All this certainly did not sound cheering; so I changed the subject and asked for information regarding my duties in the Station. I learned that, in addition to my work of my detachment, I would hold the proud but unpaid post of Officer Commanding Buxa Duar—an appointment which would entail voluminous routine correspondence on me. I would also, again without extra pay, represent law and order by being Cantonment Magistrate, third class, with power to award imprisonment up to three months' hard labour. Verily, the duties that fall to the lot of the Indian Army Officer are many and various. Besides being a soldier he is also a schoolmaster, having to set and correct examination papers for certificates of education. He must be something of a master tailor to decide on the fit and alteration of his men's new uniforms; a clerk to cope with interminable correspondence; an accountant to wrestle with complicated accounts. He must be an architect and builder to direct and oversee the erection and repair of the barracks, which is done by the sepoys themselves. Bad for him if he is not a good business man, for he must often give out contracts for hundreds or thousands of pounds, and see that they are properly carried out. A lawyer, to sit on or preside at courts martial, or to administer the law to civilians as Cantonment Magistrate. And sometimes it falls to his lot to replace the chaplain in a military Station, read the lessons in church, or, perhaps, the Burial Service over the grave of a comrade.

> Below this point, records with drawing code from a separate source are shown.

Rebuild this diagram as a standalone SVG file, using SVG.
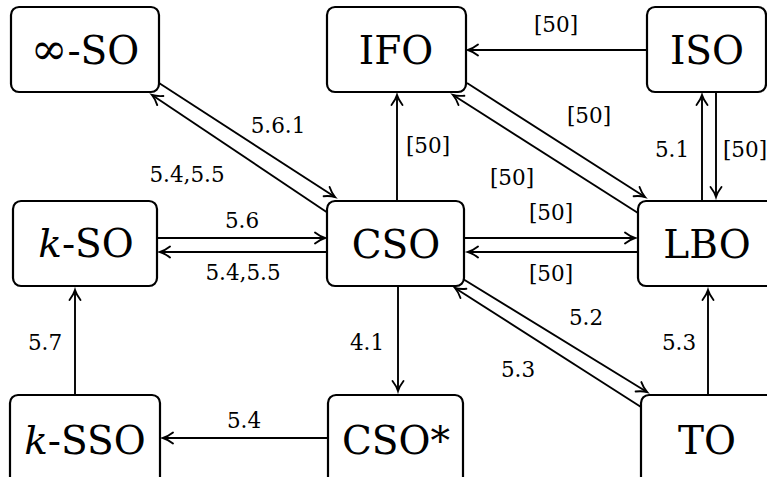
<svg xmlns="http://www.w3.org/2000/svg" width="767" height="477" viewBox="0 0 767 477">
<style>
.box{fill:#fff;stroke:#000;stroke-width:2.2}
.nt{font-size:39px;text-anchor:middle;fill:#000}
.lb{font-size:21.5px;text-anchor:middle;fill:#000}
.e{stroke:#000;stroke-width:1.9;fill:none;marker-end:url(#to)}
</style>
<defs>
<marker id="to" markerUnits="userSpaceOnUse" orient="auto" refX="0" refY="0" markerWidth="12" markerHeight="12" overflow="visible">
<path d="M -10 -5.5 C -6.5 -2.8 -2 -0.6 0 0 C -2 0.6 -6.5 2.8 -10 5.5" fill="none" stroke="#000" stroke-width="1.9" stroke-linecap="round"/>
</marker>
</defs>
<rect width="767" height="477" fill="#fff"/>
<g id="edges">
<line class="e" x1="647" y1="50" x2="468" y2="50"/>
<line class="e" x1="397" y1="201" x2="397" y2="95"/>
<line class="e" x1="467" y1="83" x2="645" y2="197"/>
<line class="e" x1="638" y1="213" x2="453" y2="95"/>
<line class="e" x1="702" y1="201" x2="702" y2="95"/>
<line class="e" x1="716" y1="92" x2="716" y2="197"/>
<line class="e" x1="159" y1="83" x2="335" y2="197"/>
<line class="e" x1="328" y1="213" x2="152" y2="95"/>
<line class="e" x1="157" y1="238" x2="325" y2="238"/>
<line class="e" x1="327" y1="252" x2="160" y2="252"/>
<line class="e" x1="464" y1="238" x2="635" y2="238"/>
<line class="e" x1="638" y1="252" x2="468" y2="252"/>
<line class="e" x1="398" y1="286" x2="398" y2="391"/>
<line class="e" x1="328" y1="438" x2="163" y2="438"/>
<line class="e" x1="75" y1="395" x2="75" y2="290"/>
<line class="e" x1="463" y1="279" x2="647" y2="392"/>
<line class="e" x1="641" y1="407" x2="455" y2="288"/>
<line class="e" x1="708" y1="395" x2="708" y2="290"/>
<g font-family="'DejaVu Serif', serif">
<text class="lb" x="556" y="32">[50]</text>
<text class="lb" x="428" y="153">[50]</text>
<text class="lb" x="589" y="123">[50]</text>
<text class="lb" x="512" y="185">[50]</text>
<text class="lb" x="672" y="157">5.1</text>
<text class="lb" x="745" y="157">[50]</text>
<text class="lb" x="278" y="133">5.6.1</text>
<text class="lb" x="187" y="182">5.4,5.5</text>
<text class="lb" x="242" y="228">5.6</text>
<text class="lb" x="243" y="280">5.4,5.5</text>
<text class="lb" x="551" y="220">[50]</text>
<text class="lb" x="551" y="281">[50]</text>
<text class="lb" x="367" y="350">4.1</text>
<text class="lb" x="45" y="350">5.7</text>
<text class="lb" x="244" y="428">5.4</text>
<text class="lb" x="586" y="325">5.2</text>
<text class="lb" x="518" y="377">5.3</text>
<text class="lb" x="679" y="350">5.3</text>
</g>
</g>
<g font-family="'DejaVu Serif', serif">
<g id="inf-SO"><rect class="box" x="11" y="7" width="148" height="85" rx="8"/><text class="nt" x="85" y="64"><tspan font-size="44">∞</tspan>-SO</text></g>
<g id="IFO"><rect class="box" x="327" y="7" width="139" height="85" rx="8"/><text class="nt" x="396" y="64">IFO</text></g>
<g id="ISO"><rect class="box" x="647" y="7" width="119" height="85" rx="8"/><text class="nt" x="707" y="64">ISO</text></g>
<g id="k-SO"><rect class="box" x="13" y="201" width="144" height="85" rx="8"/><text class="nt" x="86" y="257"><tspan font-style="italic">k</tspan>-SO</text></g>
<g id="CSO"><rect class="box" x="327" y="201" width="137" height="85" rx="8"/><text class="nt" x="396" y="258">CSO</text></g>
<g id="LBO"><rect class="box" x="638" y="201" width="140" height="85" rx="8"/><text class="nt" x="707" y="258">LBO</text></g>
<g id="k-SSO"><rect class="box" x="10" y="395" width="150" height="90" rx="8"/><text class="nt" x="85" y="454"><tspan font-style="italic">k</tspan>-SSO</text></g>
<g id="CSO-star"><rect class="box" x="328" y="395" width="135" height="90" rx="8"/><text class="nt" x="396" y="454">CSO*</text></g>
<g id="TO"><rect class="box" x="641" y="395" width="140" height="90" rx="8"/><text class="nt" x="707" y="454">TO</text></g>
</g>
</svg>
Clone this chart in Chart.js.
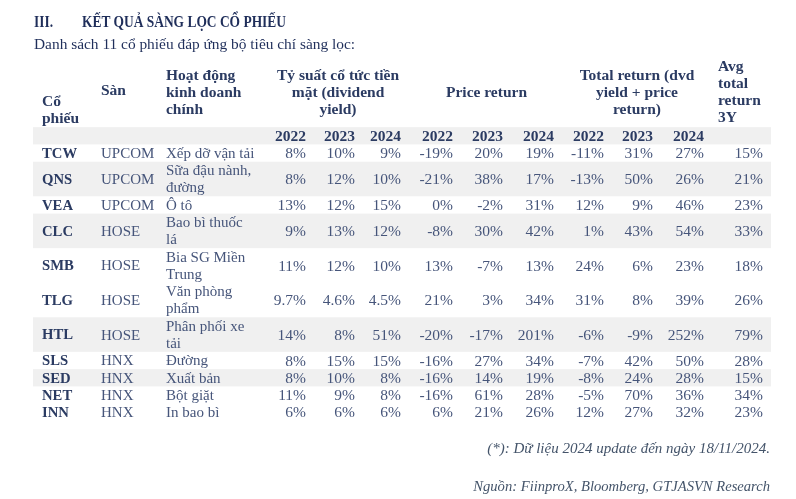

Next morning the detachment of Punjabis marched off; and as we watched their files disappear down the winding mountain road, we three Britishers certainly felt a little isolated and cut off from our kind. Before the small column passed the last bend which would hide them from our eyes, the major turned to wave us a cheery farewell. Poor fellow, not long after, when in command of his regiment, he died of cholera in Benares.

However, our depression was momentary; and we turned away to begin making ourselves acquainted with our new surroundings. Buxa Duar stands guard over one of the gates of India, which opens into it from the little-known country of Bhutan. It commands a pass through the Himalayas into the fertile plains of Eastern Bengal, a pass that has run with blood many a time in the past. Through it fierce raiders have poured to the laying waste of the rich plains below. Back through it weeping women and weary children have passed to slavery in a savage land. And were the strong hand of Briton lifted from it, its jungle-clad hills would see again the blood-dyed columns of fighting men and the sad processions of wailing captives. To-day its gloomy depths are peaceful. But to-morrow, when the menace of a regenerated and aggressive China becomes real, its rocky walls may once more echo to the sounds of war.

Three thousand feet above our heads, two miles away in a straight line, but six by the winding mule track, lay the boundary-line between the Indian Empire and Bhutana—a line that runs along the mountain tops and rarely fringes the plains. It curves round the northern slopes of the conical hill that towers above Buxa, Sinchula, the "Hill of the Misty Pass."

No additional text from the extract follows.